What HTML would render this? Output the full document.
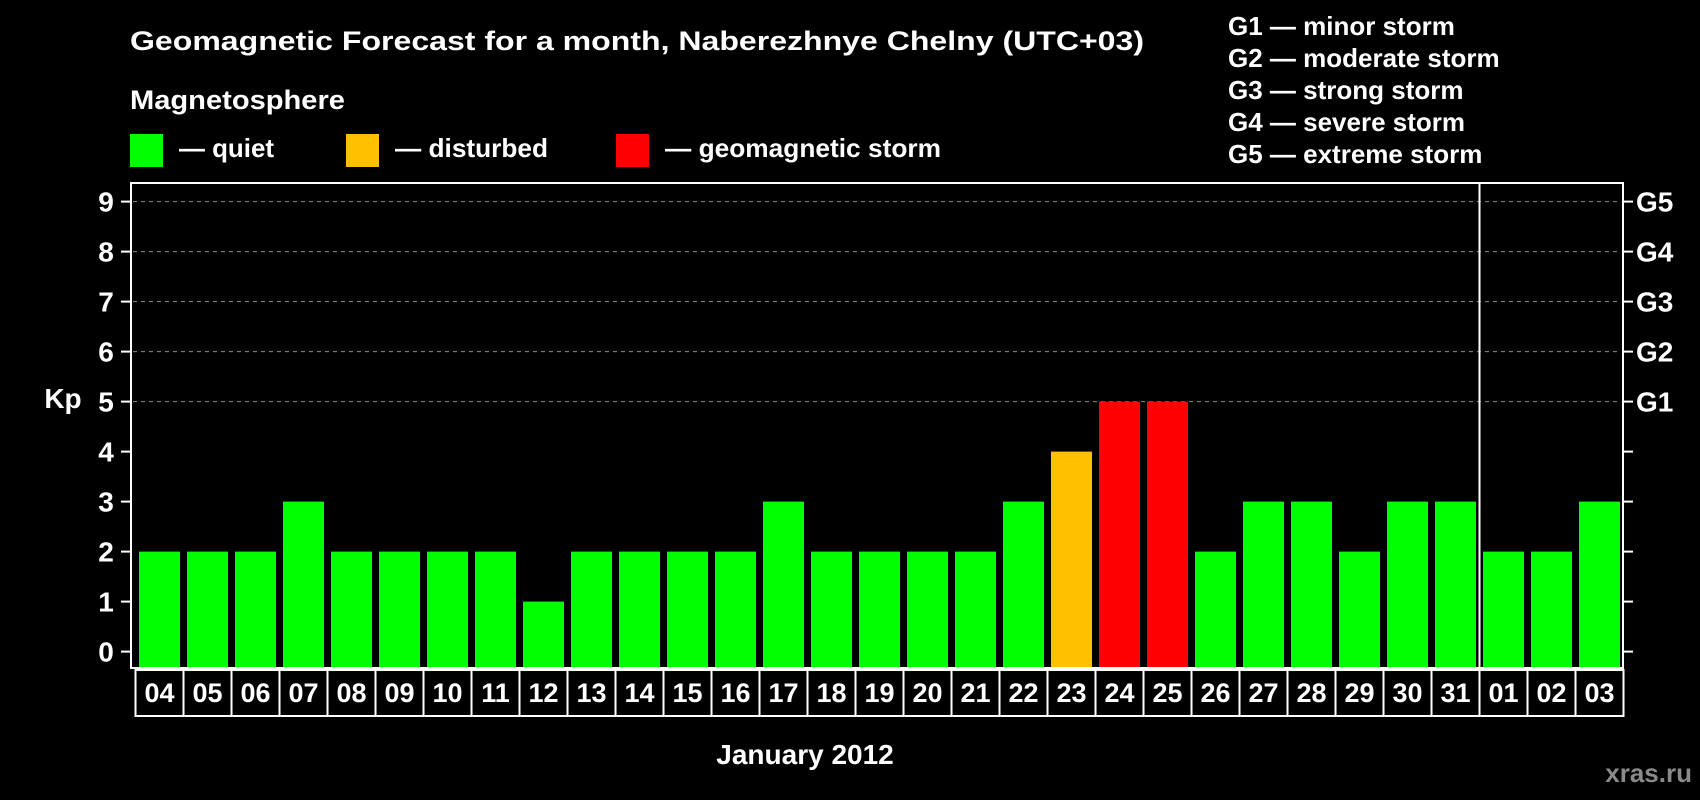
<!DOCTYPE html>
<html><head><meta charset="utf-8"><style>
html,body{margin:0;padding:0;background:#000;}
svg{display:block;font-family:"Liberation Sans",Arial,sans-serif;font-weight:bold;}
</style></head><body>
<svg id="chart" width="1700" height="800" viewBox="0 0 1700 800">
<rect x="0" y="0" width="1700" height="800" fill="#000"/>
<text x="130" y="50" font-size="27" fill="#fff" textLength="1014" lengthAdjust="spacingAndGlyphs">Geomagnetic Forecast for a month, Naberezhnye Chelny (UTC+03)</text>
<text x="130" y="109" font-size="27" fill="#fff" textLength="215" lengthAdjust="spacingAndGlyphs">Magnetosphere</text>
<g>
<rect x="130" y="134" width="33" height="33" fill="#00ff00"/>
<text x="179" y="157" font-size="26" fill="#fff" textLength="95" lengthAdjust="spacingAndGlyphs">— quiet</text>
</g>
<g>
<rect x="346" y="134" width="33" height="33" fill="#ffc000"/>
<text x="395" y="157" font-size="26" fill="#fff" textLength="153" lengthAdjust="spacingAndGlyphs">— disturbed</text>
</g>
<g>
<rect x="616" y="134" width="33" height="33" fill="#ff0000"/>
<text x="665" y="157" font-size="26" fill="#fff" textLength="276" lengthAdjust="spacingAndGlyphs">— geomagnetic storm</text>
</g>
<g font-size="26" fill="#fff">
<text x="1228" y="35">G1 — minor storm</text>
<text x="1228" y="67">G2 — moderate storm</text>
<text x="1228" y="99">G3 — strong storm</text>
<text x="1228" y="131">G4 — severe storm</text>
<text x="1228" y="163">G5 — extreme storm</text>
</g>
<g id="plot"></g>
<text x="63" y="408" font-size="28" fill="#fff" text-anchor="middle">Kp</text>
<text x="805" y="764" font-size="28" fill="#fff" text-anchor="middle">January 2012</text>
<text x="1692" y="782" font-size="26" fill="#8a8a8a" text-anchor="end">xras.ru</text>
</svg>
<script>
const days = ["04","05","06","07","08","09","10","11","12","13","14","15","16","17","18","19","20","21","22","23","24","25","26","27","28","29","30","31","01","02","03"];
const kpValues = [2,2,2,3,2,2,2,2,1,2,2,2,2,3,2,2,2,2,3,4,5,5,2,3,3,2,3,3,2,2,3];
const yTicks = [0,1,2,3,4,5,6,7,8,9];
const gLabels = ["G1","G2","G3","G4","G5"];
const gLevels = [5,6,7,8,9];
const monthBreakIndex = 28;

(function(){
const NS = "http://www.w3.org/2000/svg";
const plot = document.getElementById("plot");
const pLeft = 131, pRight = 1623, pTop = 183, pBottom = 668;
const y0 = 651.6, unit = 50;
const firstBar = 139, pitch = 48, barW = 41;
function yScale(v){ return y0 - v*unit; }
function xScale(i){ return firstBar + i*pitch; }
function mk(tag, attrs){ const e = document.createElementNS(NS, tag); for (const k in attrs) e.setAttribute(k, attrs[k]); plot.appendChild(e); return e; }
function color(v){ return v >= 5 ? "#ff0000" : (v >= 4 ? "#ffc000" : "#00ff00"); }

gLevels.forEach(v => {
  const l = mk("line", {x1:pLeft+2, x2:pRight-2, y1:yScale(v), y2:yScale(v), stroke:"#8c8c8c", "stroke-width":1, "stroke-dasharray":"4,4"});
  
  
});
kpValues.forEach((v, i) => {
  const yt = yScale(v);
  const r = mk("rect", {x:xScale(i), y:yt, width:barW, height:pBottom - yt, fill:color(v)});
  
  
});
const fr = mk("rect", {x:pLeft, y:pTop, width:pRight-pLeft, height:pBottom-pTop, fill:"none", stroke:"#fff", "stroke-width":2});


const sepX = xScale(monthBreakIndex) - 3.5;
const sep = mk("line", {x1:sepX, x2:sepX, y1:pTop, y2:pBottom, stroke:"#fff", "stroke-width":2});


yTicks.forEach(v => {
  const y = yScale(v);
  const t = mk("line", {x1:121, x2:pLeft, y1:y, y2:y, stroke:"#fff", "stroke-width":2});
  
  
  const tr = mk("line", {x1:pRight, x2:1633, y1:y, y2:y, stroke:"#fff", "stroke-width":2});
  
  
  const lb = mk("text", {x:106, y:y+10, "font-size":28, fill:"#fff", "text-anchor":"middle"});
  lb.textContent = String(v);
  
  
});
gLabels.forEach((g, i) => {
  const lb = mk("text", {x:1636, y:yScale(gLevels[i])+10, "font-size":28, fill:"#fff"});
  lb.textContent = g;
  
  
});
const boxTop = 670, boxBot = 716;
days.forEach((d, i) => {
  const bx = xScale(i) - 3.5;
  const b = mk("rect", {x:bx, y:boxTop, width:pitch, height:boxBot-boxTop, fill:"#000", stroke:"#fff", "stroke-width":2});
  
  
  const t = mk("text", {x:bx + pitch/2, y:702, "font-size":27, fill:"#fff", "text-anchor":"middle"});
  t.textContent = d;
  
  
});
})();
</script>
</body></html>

» **WHAT TO WORK ON**
Print out the material word for word, omitting the pictures.

» **RESPONSE TO THE TASK**
What HTML would render this? Output the full document.
<!DOCTYPE html>
<html><head><meta charset="utf-8"><style>
html,body{margin:0;padding:0;background:#000;}
svg{display:block;font-family:"Liberation Sans",Arial,sans-serif;font-weight:bold;}
</style></head><body>
<svg id="chart" width="1700" height="800" viewBox="0 0 1700 800">
<rect x="0" y="0" width="1700" height="800" fill="#000"/>
<text x="130" y="50" font-size="27" fill="#fff" textLength="1014" lengthAdjust="spacingAndGlyphs">Geomagnetic Forecast for a month, Naberezhnye Chelny (UTC+03)</text>
<text x="130" y="109" font-size="27" fill="#fff" textLength="215" lengthAdjust="spacingAndGlyphs">Magnetosphere</text>
<g>
<rect x="130" y="134" width="33" height="33" fill="#00ff00"/>
<text x="179" y="157" font-size="26" fill="#fff" textLength="95" lengthAdjust="spacingAndGlyphs">— quiet</text>
</g>
<g>
<rect x="346" y="134" width="33" height="33" fill="#ffc000"/>
<text x="395" y="157" font-size="26" fill="#fff" textLength="153" lengthAdjust="spacingAndGlyphs">— disturbed</text>
</g>
<g>
<rect x="616" y="134" width="33" height="33" fill="#ff0000"/>
<text x="665" y="157" font-size="26" fill="#fff" textLength="276" lengthAdjust="spacingAndGlyphs">— geomagnetic storm</text>
</g>
<g font-size="26" fill="#fff">
<text x="1228" y="35">G1 — minor storm</text>
<text x="1228" y="67">G2 — moderate storm</text>
<text x="1228" y="99">G3 — strong storm</text>
<text x="1228" y="131">G4 — severe storm</text>
<text x="1228" y="163">G5 — extreme storm</text>
</g>
<g id="plot"></g>
<text x="63" y="408" font-size="28" fill="#fff" text-anchor="middle">Kp</text>
<text x="805" y="764" font-size="28" fill="#fff" text-anchor="middle">January 2012</text>
<text x="1692" y="782" font-size="26" fill="#8a8a8a" text-anchor="end">xras.ru</text>
</svg>
<script>
const days = ["04","05","06","07","08","09","10","11","12","13","14","15","16","17","18","19","20","21","22","23","24","25","26","27","28","29","30","31","01","02","03"];
const kpValues = [2,2,2,3,2,2,2,2,1,2,2,2,2,3,2,2,2,2,3,4,5,5,2,3,3,2,3,3,2,2,3];
const yTicks = [0,1,2,3,4,5,6,7,8,9];
const gLabels = ["G1","G2","G3","G4","G5"];
const gLevels = [5,6,7,8,9];
const monthBreakIndex = 28;

(function(){
const NS = "http://www.w3.org/2000/svg";
const plot = document.getElementById("plot");
const pLeft = 131, pRight = 1623, pTop = 183, pBottom = 668;
const y0 = 651.6, unit = 50;
const firstBar = 139, pitch = 48, barW = 41;
function yScale(v){ return y0 - v*unit; }
function xScale(i){ return firstBar + i*pitch; }
function mk(tag, attrs){ const e = document.createElementNS(NS, tag); for (const k in attrs) e.setAttribute(k, attrs[k]); plot.appendChild(e); return e; }
function color(v){ return v >= 5 ? "#ff0000" : (v >= 4 ? "#ffc000" : "#00ff00"); }

gLevels.forEach(v => {
  const l = mk("line", {x1:pLeft+2, x2:pRight-2, y1:yScale(v), y2:yScale(v), stroke:"#8c8c8c", "stroke-width":1, "stroke-dasharray":"4,4"});
  
  
});
kpValues.forEach((v, i) => {
  const yt = yScale(v);
  const r = mk("rect", {x:xScale(i), y:yt, width:barW, height:pBottom - yt, fill:color(v)});
  
  
});
const fr = mk("rect", {x:pLeft, y:pTop, width:pRight-pLeft, height:pBottom-pTop, fill:"none", stroke:"#fff", "stroke-width":2});


const sepX = xScale(monthBreakIndex) - 3.5;
const sep = mk("line", {x1:sepX, x2:sepX, y1:pTop, y2:pBottom, stroke:"#fff", "stroke-width":2});


yTicks.forEach(v => {
  const y = yScale(v);
  const t = mk("line", {x1:121, x2:pLeft, y1:y, y2:y, stroke:"#fff", "stroke-width":2});
  
  
  const tr = mk("line", {x1:pRight, x2:1633, y1:y, y2:y, stroke:"#fff", "stroke-width":2});
  
  
  const lb = mk("text", {x:106, y:y+10, "font-size":28, fill:"#fff", "text-anchor":"middle"});
  lb.textContent = String(v);
  
  
});
gLabels.forEach((g, i) => {
  const lb = mk("text", {x:1636, y:yScale(gLevels[i])+10, "font-size":28, fill:"#fff"});
  lb.textContent = g;
  
  
});
const boxTop = 670, boxBot = 716;
days.forEach((d, i) => {
  const bx = xScale(i) - 3.5;
  const b = mk("rect", {x:bx, y:boxTop, width:pitch, height:boxBot-boxTop, fill:"#000", stroke:"#fff", "stroke-width":2});
  
  
  const t = mk("text", {x:bx + pitch/2, y:702, "font-size":27, fill:"#fff", "text-anchor":"middle"});
  t.textContent = d;
  
  
});
})();
</script>
</body></html>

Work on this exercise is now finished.